One particular song dominates this holiday: “Dayenu.” In Hebrew, the word means “it would have been enough.” As in: If God had just taken us out of Egypt, it would have been enough—but He did so much more, which the song then goes on to list. The key here is the killer chorus, in which dayenu is repeated endlessly. It’s so simple that a toddler can sing it. Jews with Alzheimer’s can sing it too—even after they’ve forgotten almost everything else. (I’ve witnessed this myself.) That is a great jingle.

The Four Questions

The freedom theme is front and center again when the youngest child at the Passover dinner is expected to ask the famous “four questions,” beginning with: “Why is this night different from all other nights?” Why? Because this is the night we really try to feel what it was like to be a slave set free.

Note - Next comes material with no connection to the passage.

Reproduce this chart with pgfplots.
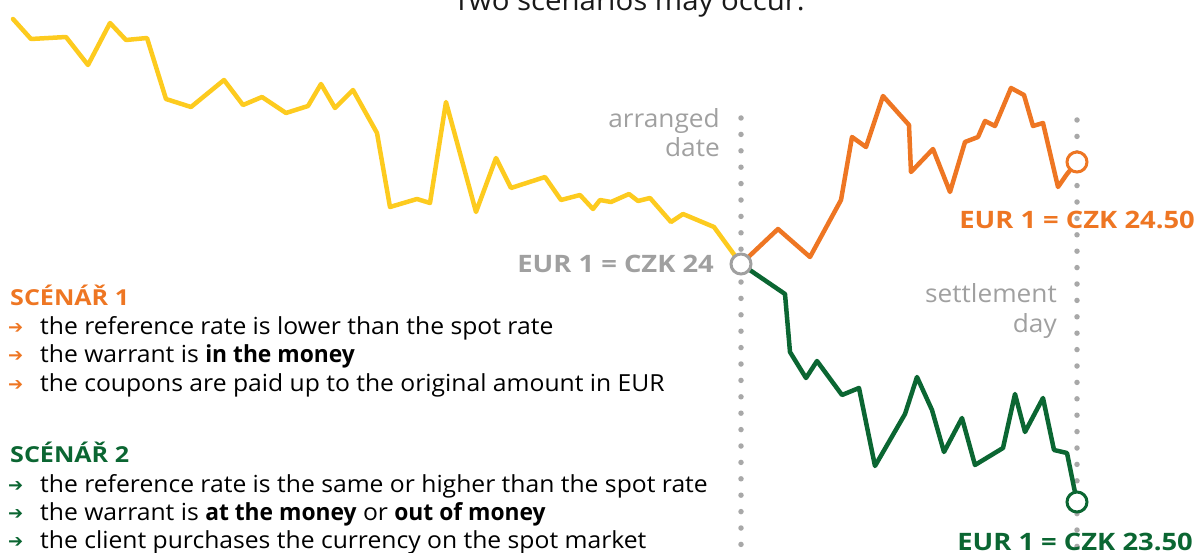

Each of the four questions gets back to that point: Oppression bad. Liberty amazing! Assigning question duty to the youngest kid guarantees that every child will do it at some point, assuring a lot of buy-in. And since it’s the kid’s first big moment in the family spotlight, not to mention the great river of Jewish tradition, it’s memorable for everyone at the table.

The Afikomen

At the end of the meal, kids go hunting for a little piece of—you guessed it—matzo, known as the afikomen. The winner gets a prize, often cash that he or she has to haggle for. Just like trade show organizers promising the grand prize drawing at the end, this scavenger hunt keeps people from leaving early. It also gets the kids running around, bonding (and fighting) with their cousins, assuring even more memories are made.

If the holiday just featured a special game, dayenu. If it featured a special game and a special food, dayenu. But Passover works on every level, hammering home the message: Thank God (literally!) for freedom.